VEX, vulnerability exploitability exchange, is a machine-readable way of stating whether a product is actually affected by a vulnerability in one of its components. It exists because of an arithmetic problem that everyone who operationalizes SBOMs hits immediately: match a real application’s component inventory against vulnerability databases and you get hundreds of hits, most of which do not matter for this product, in this configuration, on this code path.

VEX is the standardized answer to “which of these actually matter,” from the party best placed to know.

What a VEX statement says

Each statement links a product, a component, and a vulnerability, and assigns a status:

  • Affected: the vulnerability applies; remediation or mitigation guidance may be attached.
  • Not affected: the product is not exploitable, with a standardized justification, for example the vulnerable code is not present, or is present but not in the execute path, or an inline mitigation already protects it.
  • Fixed: addressed in this version.
  • Under investigation: acknowledged, verdict pending.

The justifications are the load-bearing part. “Not affected: vulnerable_code_not_in_execute_path” is an auditable claim someone can verify; a bare “ignore this one” is not. This is what makes VEX suppression fundamentally different from a hide button.

Who produces VEX, and who consumes it

Suppliers issue VEX alongside advisories so every downstream customer does not independently investigate the same CVE against the same product. Consumers ingest supplier VEX to silence confirmed non-issues automatically, and issue their own internal VEX when their security team triages a finding: recording not just the decision but its justification, durably.

Done well, triage decisions and VEX become the same thing: a suppression in your vulnerability workflow is a VEX statement, keyed to stable identifiers, surviving rescans, exportable to anyone downstream who needs to honor the same decision. That loop, ingest upstream VEX, emit your own, is how large estates keep component-level matching honest without drowning.

The practical rules

  1. Key VEX to the same identifiers as your SBOM, or statements will not match the inventory they describe.
  2. Demand justifications, from vendors and from your own triage. Statuses without reasons decay into folklore.
  3. Treat VEX as living data: an under-investigation becomes an affected or a not-affected; a not-affected can be invalidated by a code change. Statements need identity and lifecycle, exactly like findings do.

In the SecuNexa platform, suppressions are VEX statements natively: justified, fingerprint-keyed, audit-logged, and exported in standard formats, and BOMNexa both ingests supplier VEX and emits yours with every managed BOM.

Frequently asked questions

Why do SBOMs need VEX?

Because component-level matching over-reports by design: containing a vulnerable component is not the same as being exploitable through it. VEX lets the party who knows, usually the supplier, state which findings are real for this product, with justifications, in a form tools can consume automatically.

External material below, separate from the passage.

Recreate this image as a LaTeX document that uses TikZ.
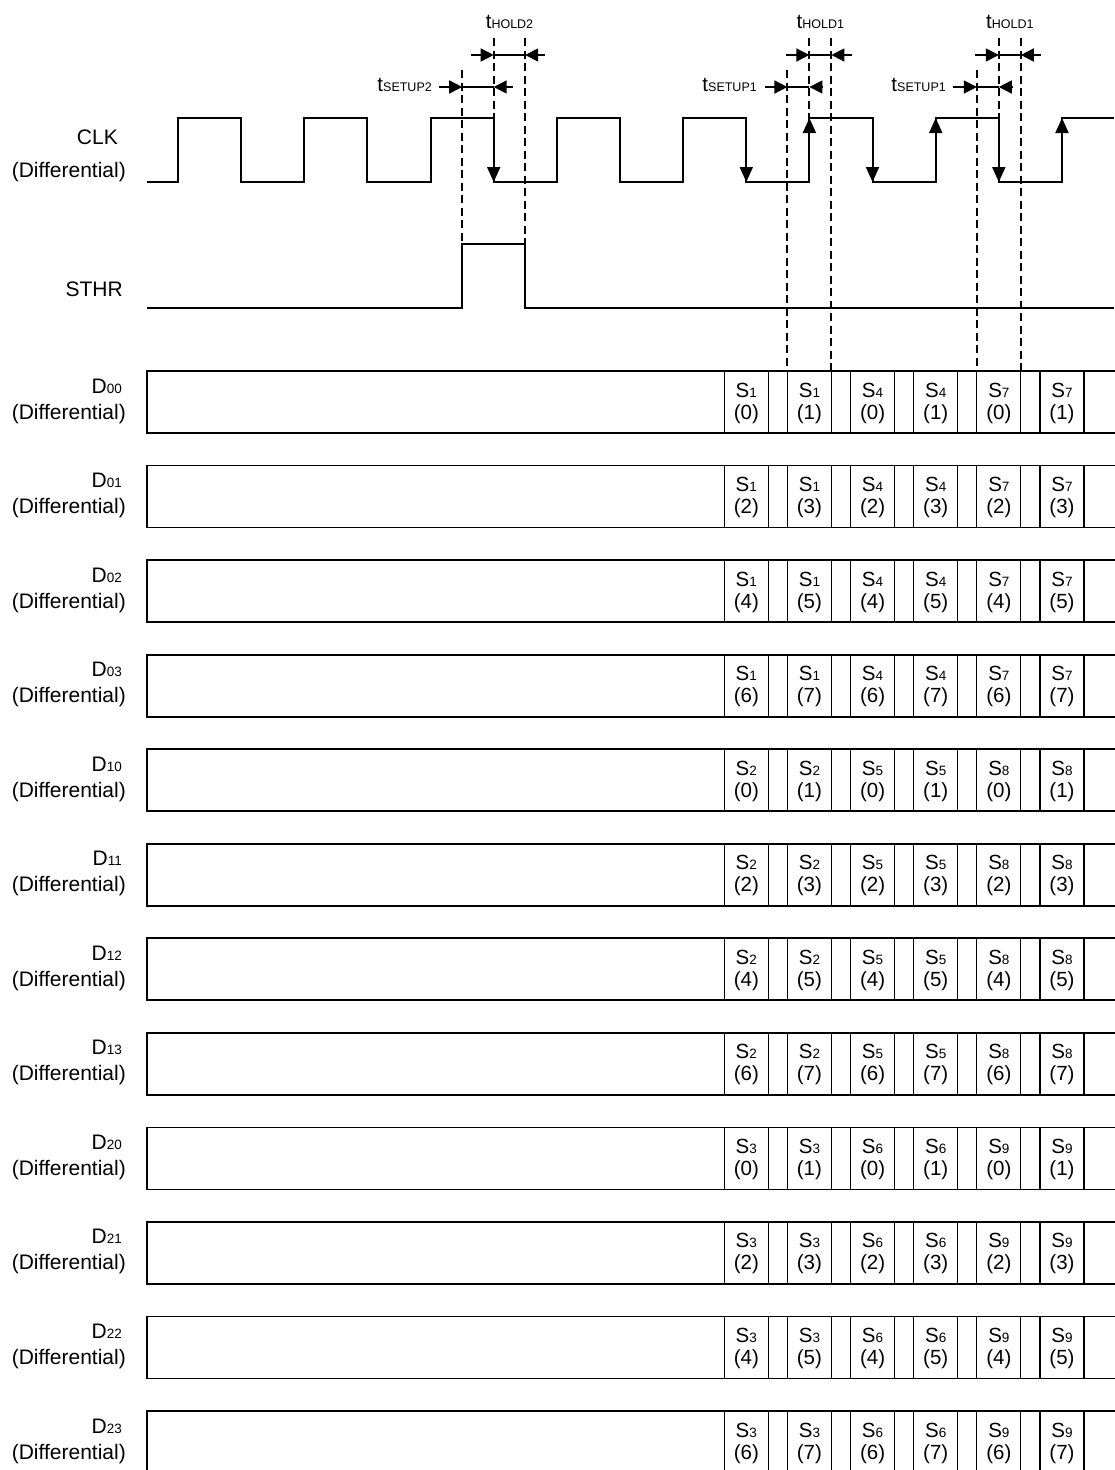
\documentclass[tikz,border=0pt]{standalone}
\usepackage{fontspec}
\setmainfont{Liberation Sans}
\usetikzlibrary{arrows.meta}
\newcommand\subsm[1]{{\fontsize{13.5}{14}\selectfont #1}}
\newcommand\tsub[1]{{\fontsize{12.5}{13}\selectfont #1}}
\tikzset{
 sig/.style={line width=2pt},
 boxline/.style={line width=1.8pt},
 cellline/.style={line width=1.1pt},
 dashline/.style={line width=2pt, dash pattern=on 8pt off 4.5pt},
 dimline/.style={line width=1.1pt},
 dimarrow/.style={line width=1.6pt, -{Triangle[length=13pt,width=13pt]}},
 edgearrow/.style={line width=2pt, -{Triangle[length=15pt,width=13pt]}},
 lbl/.style={inner sep=0pt, font=\fontsize{21}{25}\selectfont},
 celltxt/.style={inner sep=0pt, font=\fontsize{20.5}{24}\selectfont, anchor=base},
 tl/.style={inner sep=0pt, font=\fontsize{20.5}{24}\selectfont},
}
\begin{document}
\begin{tikzpicture}[x=1pt,y=-1pt]
\useasboundingbox[fill=white] (0,0) rectangle (1114,1470);

% ---------- CLK ----------
\node[lbl, anchor=base east] (clk) at (118,144) {CLK};
\node[lbl, anchor=base east] (clkd) at (126,177) {(Differential)};
\draw[sig] (147,182) -- (178,182) -- (178,118) -- (241.1,118) -- (241.1,182) -- (304.3,182) -- (304.3,118) -- (367.4,118) -- (367.4,182) -- (430.6,182) -- (430.6,118) -- (493.7,118) -- (493.7,182) -- (556.8,182) -- (556.8,118) -- (620,118) -- (620,182) -- (683.1,182) -- (683.1,118) -- (746.3,118) -- (746.3,182) -- (809.4,182) -- (809.4,118) -- (872.5,118) -- (872.5,182) -- (935.7,182) -- (935.7,118) -- (998.8,118) -- (998.8,182) -- (1062,182) -- (1062,118) -- (1114,118);
% edge arrows
\foreach \n/\x in {f5/493.7, f9/746.3, f11/872.5, f13/998.8}{
  \coordinate (\n a) at (\x,118); \coordinate (\n b) at (\x,182);
  \draw[edgearrow] (\n a) -- (\n b);
}
\foreach \n/\x in {r10/809.4, r12/935.7, r14/1062}{
  \coordinate (\n a) at (\x,182); \coordinate (\n b) at (\x,118);
  \draw[edgearrow] (\n a) -- (\n b);
}

% ---------- STHR ----------
\node[lbl, anchor=base east] (sthr) at (123,296) {STHR};
\draw[sig] (147,308) -- (462.2,308) -- (462.2,244) -- (525.2,244) -- (525.2,308) -- (1114,308);

% ---------- dashed reference lines ----------
\foreach \n/\x/\ya/\yb in {s2/462.2/70/244, c5/493.7/38/118, h2/525.2/38/244, s1a/787.4/70/371, c10/809.4/38/118, h1a/831.4/38/371, s1b/976.8/70/371, c13/998.8/38/118, h1b/1020.8/38/371}{
  \coordinate (\n top) at (\x,\ya);
  \coordinate (\n bot) at (\x,\yb);
  \draw[dashline] (\n top) -- (\n bot);
}

% ---------- timing dimensions ----------
\foreach \n/\la/\lb/\rb/\ra/\y in {ds2/439/462.2/493.7/513/87, dh2/471/493.7/525.2/545/55, ds1a/765/787.4/809.4/823/87, dh1a/786/809.4/831.4/852/55, ds1b/953/976.8/998.8/1013/87, dh1b/975/998.8/1020.8/1041/55}{
  \coordinate (\n la) at (\la,\y); \coordinate (\n lb) at (\lb,\y);
  \coordinate (\n rb) at (\rb,\y); \coordinate (\n ra) at (\ra,\y);
  \draw[dimline] (\n lb) -- (\n rb);
  \draw[dimarrow] (\n la) -- (\n lb);
  \draw[dimarrow] (\n ra) -- (\n rb);
}
\node[tl, anchor=base] (th2) at (509.5,28) {t\tsub{HOLD2}};
\node[tl, anchor=base] (th1a) at (820.4,28) {t\tsub{HOLD1}};
\node[tl, anchor=base] (th1b) at (1009.8,28) {t\tsub{HOLD1}};
\node[tl, anchor=base east] (ts2) at (432,91) {t\tsub{SETUP2}};
\node[tl, anchor=base east] (ts1a) at (757,91) {t\tsub{SETUP1}};
\node[tl, anchor=base east] (ts1b) at (946,91) {t\tsub{SETUP1}};

% ---------- data rows ----------
\foreach \r in {0,...,11}{
  \pgfmathsetmacro\T{371+94.55*\r}
  \pgfmathsetmacro\B{\T+62}
  \pgfmathtruncatemacro\g{int(\r/4)}
  \pgfmathtruncatemacro\s{mod(\r,4)}
  \foreach \k in {0,...,5}{
    \pgfmathsetmacro\c{746.3+63.14*\k}
    \pgfmathtruncatemacro\sn{\g+1+3*int(\k/2)}
    \pgfmathtruncatemacro\idx{2*\s+mod(\k,2)}
    \draw[cellline] (\c-22,\T) rectangle (\c+22,\B);
    \node[celltxt] (s\r-\k) at (\c,\T+26) {S\subsm{\sn}};
    \node[celltxt] (p\r-\k) at (\c,\T+48) {(\idx)};
  }
  \draw[boxline] (1116,\T) -- (147,\T) -- (147,\B) -- (1116,\B);
  \node[lbl, anchor=base east] (dl\r) at (122,\T+22) {D\subsm{\g\s}};
  \node[lbl, anchor=base east] (dd\r) at (126,\T+48) {(Differential)};
}
\end{tikzpicture}
\end{document}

What are the main VEX statuses?

Affected, not affected, fixed, and under investigation. The not-affected status carries standardized justifications, such as the vulnerable code not being present or not being in the execute path, which is what makes the statement auditable rather than a bare assertion.

Which formats carry VEX?

The two you will encounter are OpenVEX and CycloneDX's VEX capability; advisory formats like CSAF also carry exploitability information. What matters in practice is that your tooling can emit and consume at least one of them, keyed to the same component identifiers as your SBOM.